You may be wondering where I’m going with this.  That’s okay, I wonder where I’m going with it too.  Here’s the thing:  It’s easy to forget, in the love and solidarity, what it’s all about.  It’s about a world in which people are told, tacitly and constantly, that they are flawed.  Where people who are subjected to judgement and criticism, where well-meaning people feel it’s their moral obligation to offer correction and condemnation at every turn.  A world in which it must at times be hard as Hell to accept the fact that there is a Creator out there who loves and needs you, and wants you to experience His love and blessing.  A world that straight people may or may not be assimilated into.  But we must never, ever, ever forget:  for some people, that world is just life.  I don’t believe at the end of the day that I have a choice in whether or not I choose to align myself with my gay friends, my single mom friends, my pot smoking friends, my Buddhist an Atheist and Agnostic and Just Plain Confused friends.  I don’t feel that it’s optional that when one of them asks me to show solidarity I do it immediately and without thinking.  Why?  Because how can I minister any love to them if I am not willing to be a part of their world.  How could I ever in good conscience ask them to enter MY world, MY faith, MY belief if I am not willing to bring it into theirs?
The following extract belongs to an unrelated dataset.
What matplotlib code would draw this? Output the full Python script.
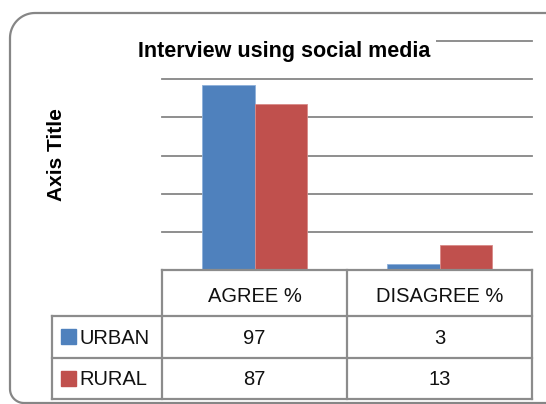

So, yeah, on Facebook I’m a pink equality sign.  All I can do is hope that in the real world the compassion I feel for the people I rub shoulders worth marks me as clearly as that avatar does.  And for my friends, my dear friends for whom I mark myself:  you are loved.  I don’t want to leave your world.  It’s rocky and engulfed in flames from time to time as the random hateful visitor passes through, but by God you are here.  You are here, and you make it worth every second.